Kingsley U.N. Chikwendu —
Nigeria’s Minister for Works and Housing, Babatunde Fashola has revealed that states in the country could lose federal road projects in their states over what he described as ‘unreasonable demands for compensation’ by some communities having the roads.
In an interview gotten from Nigeria’s Vanguard, the minister explained that it was the duty of governments at the state level to settle such issues once a land has been identified as suitable for a federal road project to pass through. He added that the Land Use Act vests powers over land on states.
While admitting that said some federal road projects were being delayed because funding had been secured and contractors engaged but, could not move to site because communities were making demands for compensation, the former Lagos state governor however, commended some state governors for taking the initiative in settling such issues and paving way for projects to go on as planned.
“Compensation as I told you is a state responsibility, so there is nothing to lose my mind about, Fashola said.
“The president has made it clear. This has to be on a collaborative basis, we’ve designed the projects, we have found the funding, and they give us the right of way after all it is one country.
“You control the land and any state that does not give the right of way, we take the view that the project is not interesting to you, we will move the resources somewhere else”.
While speaking on how the rising global inflation is impacting ongoing projects, the minister noted that while it was true that a reasonable margin of profit is factored into project costs taking into consideration possible inflationary trends, the current inflationary trend which was not peculiar to Nigeria was not envisaged.
“Our contractors have of course raised these issues, we know them, we know that for example our provisions for variation in prices, didn’t contemplate this astronomic increases so it will be unreasonable in some cases to expect the contractor to go on and so in some places we are making adjustments increasing the provision for the variation of prices.
“We are also telling the contractors, if you are planning to make 10 percent profit, you may be in a better position now to make 3 percent and move on to the next project that we can re-cost in today’s reality or we don’t want you laying off staff, which will be the easiest thing that a contractor will do.
“But the hardest thing for a contractor to do is to shut down his machines; he doesn’t want that to happen either.
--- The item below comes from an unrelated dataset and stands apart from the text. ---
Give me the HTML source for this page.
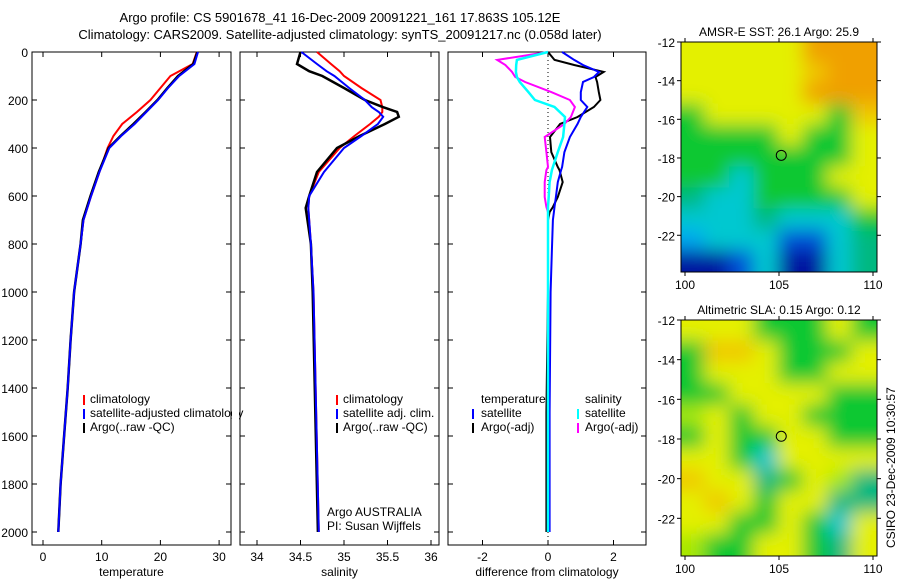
<!DOCTYPE html>
<html><head><meta charset="utf-8"><style>
body{margin:0;background:#fff}
svg{display:block;font-family:"Liberation Sans",sans-serif;font-size:12px}
</style></head><body>
<svg id="c" width="900" height="580" viewBox="0 0 900 580">
<defs>
<filter id="bl" x="-10%" y="-10%" width="120%" height="120%" filterUnits="objectBoundingBox"><feGaussianBlur stdDeviation="9"/></filter>
<clipPath id="cm1"><rect x="681" y="42" width="196" height="230"/></clipPath>
<clipPath id="cm2"><rect x="681" y="320" width="196" height="236"/></clipPath>
</defs>
<text x="340" y="22" text-anchor="middle" font-size="13">Argo profile: CS 5901678_41 16-Dec-2009 20091221_161 17.863S 105.12E</text>
<text x="340" y="39" text-anchor="middle" font-size="13">Climatology: CARS2009. Satellite-adjusted climatology: synTS_20091217.nc (0.058d later)</text>
<g id="g"></g>
</svg>
<script>
// ---- data ----
const tDepth=[0,50,100,150,200,250,300,350,400,500,600,700,800,1000,1200,1400,1600,1800,2000];
const tClim=[26.2,25.5,21.7,20.0,18.3,16.0,13.5,12.0,11,9.6,8.2,6.9,6.4,5.3,4.7,4.2,3.6,3.0,2.6];
const tSat=[26.4,25.8,23.2,21.3,19.6,17.6,15.6,13.3,11.3,9.6,8.2,6.9,6.4,5.3,4.7,4.2,3.6,3.0,2.6];
const tArgo=[26.3,25.6,23,21.2,19.5,17.5,15.4,13.2,11.2,9.5,8.1,6.8,6.4,5.3,4.7,4.2,3.6,3.0,2.6];
const sDepth=[0,50,80,100,150,200,230,250,270,300,350,400,500,600,650,800,1000,2000];
const sClim=[34.69,34.85,34.95,35.0,35.2,35.42,35.44,35.44,35.4,35.3,35.12,34.95,34.71,34.6,34.59,34.62,34.65,34.71];
const sSat=[34.51,34.69,34.8,34.89,35.06,35.24,35.32,35.4,35.45,35.39,35.2,35.0,34.77,34.6,34.59,34.62,34.65,34.71];
const sArgo=[34.5,34.46,34.6,34.75,35.0,35.24,35.45,35.61,35.63,35.47,35.18,34.92,34.69,34.6,34.56,34.62,34.64,34.7];
const dDepth=[0,33,54,83,104,125,167,200,229,271,300,354,417,479,492,542,604,646,667,700,825,1000,1500,2000];
const dTSat=[0.43,0.8,1.07,1.56,1.4,1.07,1.0,1.0,1.2,1.0,0.9,0.67,0.5,0.43,0.4,0.3,0.24,0.2,0.18,0.15,0.12,0.08,0.05,0.05];
const dTArgo=[0,0.2,0.8,1.7,1.45,1.5,1.55,1.6,1.4,0.9,0.37,0.06,0.1,0.3,0.35,0.45,0.3,0.15,0.05,0.0,0.0,0.0,-0.05,-0.05];
const dSSat=[0,-0.95,-0.97,-0.98,-0.95,-0.86,-0.6,-0.4,0.2,0.52,0.5,0.46,0.3,0.15,0.12,0.05,0.02,0.0,0.0,0.0,0.0,0.0,0.0,0.0];
const dSArgo=[0,-1.55,-1.3,-1.1,-1.0,-0.7,0.1,0.67,0.82,0.7,0.5,-0.1,-0.05,0.0,-0.05,-0.1,-0.1,-0.05,0,0,0,0,0,0];
const depthTicks=[0,200,400,600,800,1000,1200,1400,1600,1800,2000];
const tTicks=[0,10,20,30], sTicks=[34,34.5,35,35.5,36], dTicks=[-2,0,2];
const map1=["YYYYYOOO","YYYYYAOO","YYYYYOOO","GYYYYYGA","GGGGYGGY","GGGGGGGY","GGCGGGYY","TCCGGGGY","CCCTCCCG","LCCCBBCT","DDBCDDCT"];
const map2=["YYYGGGYG","GAAYGGGY","GYYYGGYY","GGYYYYGG","WYGYYGGG","GYGGYYGG","YYGCYYYY","AYYTGYWT","YAYGYYTT","YYGGYGCY","WGGYYGTY"];
const pal={Y:"#e4f000",O:"#f0a000",A:"#f0c800",G:"#10c830",T:"#00b880",C:"#00c8d0",L:"#00a8f0",B:"#0050d8",D:"#0018a0",W:"#a8e800"};

const NS="http://www.w3.org/2000/svg", G=document.getElementById('g');
function el(t,a,p){const e=document.createElementNS(NS,t);for(const k in a)e.setAttribute(k,a[k]);(p||G).appendChild(e);return e;}
const Y0=52,Y1=545, yD=d=>Y0+d*0.24;
function panel(name,x0,x1,xs,ticks,fmt,label,leftLabels){
  const r=el('rect',{x:x0,y:Y0,width:x1-x0,height:Y1-Y0,fill:'none',stroke:'#000','stroke-width':1});
  
  depthTicks.forEach(d=>{const y=yD(d);
    el('line',{x1:x0,x2:x0+5,y1:y,y2:y,stroke:'#000'});el('line',{x1:x1-5,x2:x1,y1:y,y2:y,stroke:'#000'});
    if(leftLabels){const t=el('text',{x:x0-4,y:y+5,'text-anchor':'end'});t.textContent=d;
      }
  });
  ticks.forEach(v=>{const x=xs(v);
    el('line',{x1:x,x2:x,y1:Y0,y2:Y0+5,stroke:'#000'});el('line',{x1:x,x2:x,y1:Y1-5,y2:Y1,stroke:'#000'});
    const t=el('text',{x:x,y:Y1+16,'text-anchor':'middle'});t.textContent=fmt(v);
    });
  const t=el('text',{x:(x0+x1)/2,y:576,'text-anchor':'middle'});t.textContent=label;
  
}
function line(name,depths,vals,xs,col,w){
  const p=el('polyline',{points:depths.map((d,i)=>xs(vals[i]).toFixed(1)+','+yD(d).toFixed(1)).join(' '),fill:'none',stroke:col,'stroke-width':w});
  
}
function txt(name,x,y,s,extra){const t=el('text',Object.assign({x:x,y:y},extra||{}));t.textContent=s;
  return t;}
function lbar(x,y,col){el('line',{x1:x,x2:x,y1:y-10,y2:y,stroke:col,'stroke-width':2});}

// panel 1
const xT=v=>43+5.87*v;
panel('temperature-panel',32,231,xT,tTicks,v=>v,'temperature',true);
line('temp-climatology-line',tDepth,tClim,xT,'#f00',2);
line('temp-argo-line',tDepth,tArgo,xT,'#000',2.5);
line('temp-satellite-line',tDepth,tSat,xT,'#00f',2);
lbar(84,405,'#f00');txt('legend-climatology',90,403,'climatology');
lbar(84,419,'#00f');txt('legend-satellite-adjusted',90,417,'satellite-adjusted climatology');
lbar(84,433,'#000');txt('legend-argo',90,431,'Argo(..raw -QC)');
el('rect',{x:232,y:385,width:7,height:60,fill:'#fff'});

// panel 2
const xS=v=>257+87*(v-34);
panel('salinity-panel',240,439,xS,sTicks,v=>v,'salinity',false);
line('sal-climatology-line',sDepth,sClim,xS,'#f00',2);
line('sal-argo-line',sDepth,sArgo,xS,'#000',2.5);
line('sal-satellite-line',sDepth,sSat,xS,'#00f',2);
lbar(337,405,'#f00');txt('legend-climatology-2',343,403,'climatology');
lbar(337,419,'#00f');txt('legend-satellite-2',343,417,'satellite adj. clim.');
lbar(337,433,'#000');txt('legend-argo-2',343,431,'Argo(..raw -QC)');
txt('argo-australia-label',327,516,'Argo AUSTRALIA');
txt('pi-label',327,530,'PI: Susan Wijffels');

// panel 3
const xDf=v=>548+32.75*v;
panel('difference-panel',448,646,xDf,dTicks,v=>v,'difference from climatology',false);
el('line',{x1:548,x2:548,y1:Y0,y2:Y1,stroke:'#000','stroke-dasharray':'1,3'});
line('diff-temp-argo-line',dDepth,dTArgo,xDf,'#000',2);
line('diff-temp-satellite-line',dDepth,dTSat,xDf,'#00f',2);
line('diff-sal-argo-line',dDepth,dSArgo,xDf,'#f0f',2);
line('diff-sal-satellite-line',dDepth,dSSat,xDf,'#0ff',2.5);
txt('legend-temperature-header',481,403,'temperature');txt('legend-salinity-header',585,403,'salinity');
lbar(473,419,'#00f');txt('legend-temp-satellite',481,417,'satellite');
lbar(578,419,'#0ff');txt('legend-sal-satellite',585,417,'satellite');
lbar(473,433,'#000');txt('legend-temp-argo',481,431,'Argo(-adj)');
lbar(578,433,'#f0f');txt('legend-sal-argo',585,431,'Argo(-adj)');

// maps
function map(name,grid,y0,h,clip,title){
  txt(name+'-title',779,y0-6,title,{'text-anchor':'middle'});
  const g=el('g',{'clip-path':'url(#'+clip+')'});
  const g2=el('g',{filter:'url(#bl)'},g);
  const rows=grid.length,cols=grid[0].length,cw=196/cols,ch=h/rows;
  for(let r=0;r<rows;r++)for(let c=0;c<cols;c++){
    const x=681+c*cw-1-(c==0?20:0), y=y0+r*ch-1-(r==0?20:0);
    const w=cw+2+(c==0?20:0)+(c==cols-1?20:0), hh=ch+2+(r==0?20:0)+(r==rows-1?20:0);
    el('rect',{x:x,y:y,width:w,height:hh,fill:pal[grid[r][c]]},g2);}
  el('rect',{x:681,y:y0,width:196,height:h,fill:'none',stroke:'#000'});
  const yl=lat=>y0+(-12-lat)/(-12+23.9)*h;
  [-12,-14,-16,-18,-20,-22].forEach(l=>{const y=yl(l);
    el('line',{x1:677,x2:681,y1:y,y2:y,stroke:'#000'});el('line',{x1:877,x2:881,y1:y,y2:y,stroke:'#000'});
    txt(name+'-lat-label',675,y+5,l,{'text-anchor':'end'});});
  [100,105,110].forEach(lo=>{const x=685+(lo-100)*18.8;
    el('line',{x1:x,x2:x,y1:y0-4,y2:y0,stroke:'#000'});el('line',{x1:x,x2:x,y1:y0+h,y2:y0+h+4,stroke:'#000'});
    txt(name+'-lon-label',x,y0+h+17,lo,{'text-anchor':'middle'});});
  const c=el('circle',{cx:685+5.12*18.8,cy:yl(-17.863),r:5,fill:'none',stroke:'#000'});
  
}
map('sst-map',map1,42,230,'cm1','AMSR-E SST: 26.1 Argo: 25.9');
map('sla-map',map2,320,236,'cm2','Altimetric SLA: 0.15 Argo: 0.12');
txt('csiro-footer',0,0,'CSIRO 23-Dec-2009 10:30:57',{transform:'translate(895,548) rotate(-90)'});
</script>
</body></html>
So, they’ve been reasonable largely, we are having reasonable interactions, they have to give something, that is why I talked about people who want a road, who don’t want to contribute lands.
“Contractors are in some places saying okay, ‘I will just try and finish this, I know there is no profit on this, if I can break even, pay my staff, I will make my profit from the next project’ because they are also Nigerians.
“So, in these challenging times, everybody has to sacrifice something, all the answers can’t come from the government alone, especially as it concerns revenue, there are trade offs here. If we have no economic business, everybody suffers, anything that we can get to do while this bad weather is blowing around, let’s continue to do it, so that is it”.